On my last day, we had a quick hour or two to stroll around the city center of Brussels, which is filled with endless dessert and chocolate shops. Ah, be still, my heart! It was like being dropped into sweets heaven. The royal galleries, for instance, were lined with chocolatier after chocolatier after chocolatier, and punctuated in between with pâtisseries of all different cultures galore. .. for example, a pastry shop specializing in nut-filled and brightly-colored Middle Eastern desserts! -- second photo below.

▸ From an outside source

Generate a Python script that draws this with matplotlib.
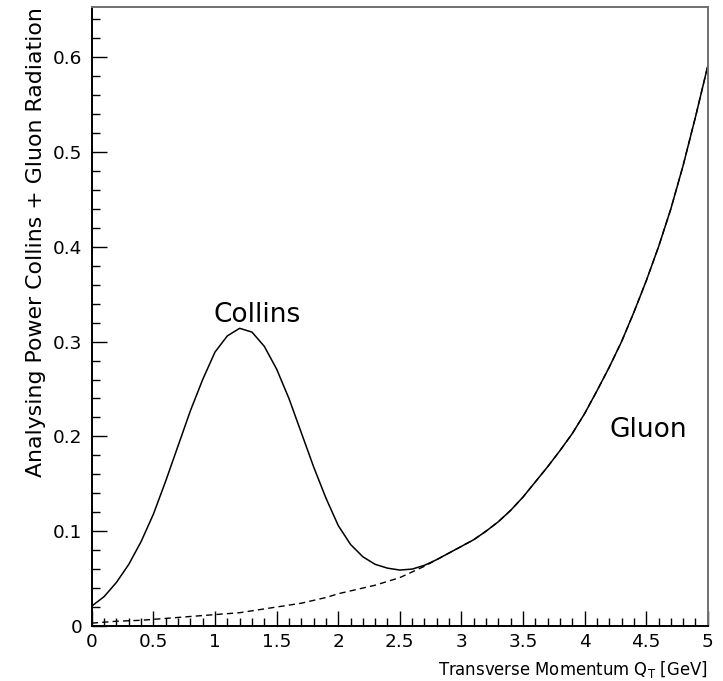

We also happened upon one of the best French shops for perhaps the next big dessert craze after macarons: merveilleux! I actually didn't know what these were at all, but there were these brilliant little domes piled high with shaved chocolate calling out to me from a window display, so naturally, I had to go in and investigate. Turns out, these are little dessert domes made up of fluffy and crunchy and creamy layers of meringue, flavored creams, and chocolate--in a variety of flavors ranging from cherry to chocolate to coffee to speculoos. They melt like luscious air into your mouth when you take a bite. It's sort of like a pavlova or an Eton mess in handheld form. So worth the investigating.


On the plane ride back, I realized that I am so thankful that my job allows me to travel so much and to see and experience new adventures. It's wonderful that I get to do that and, at the same time, spend the time exchanging intellectual ideas with fellow scholars at other unis. Yes, I realize that this is a highly romanticized view of academic life, but at times--especially when filled with meringues and chocolates and art deco architecture and engaging discussions--it is just that good.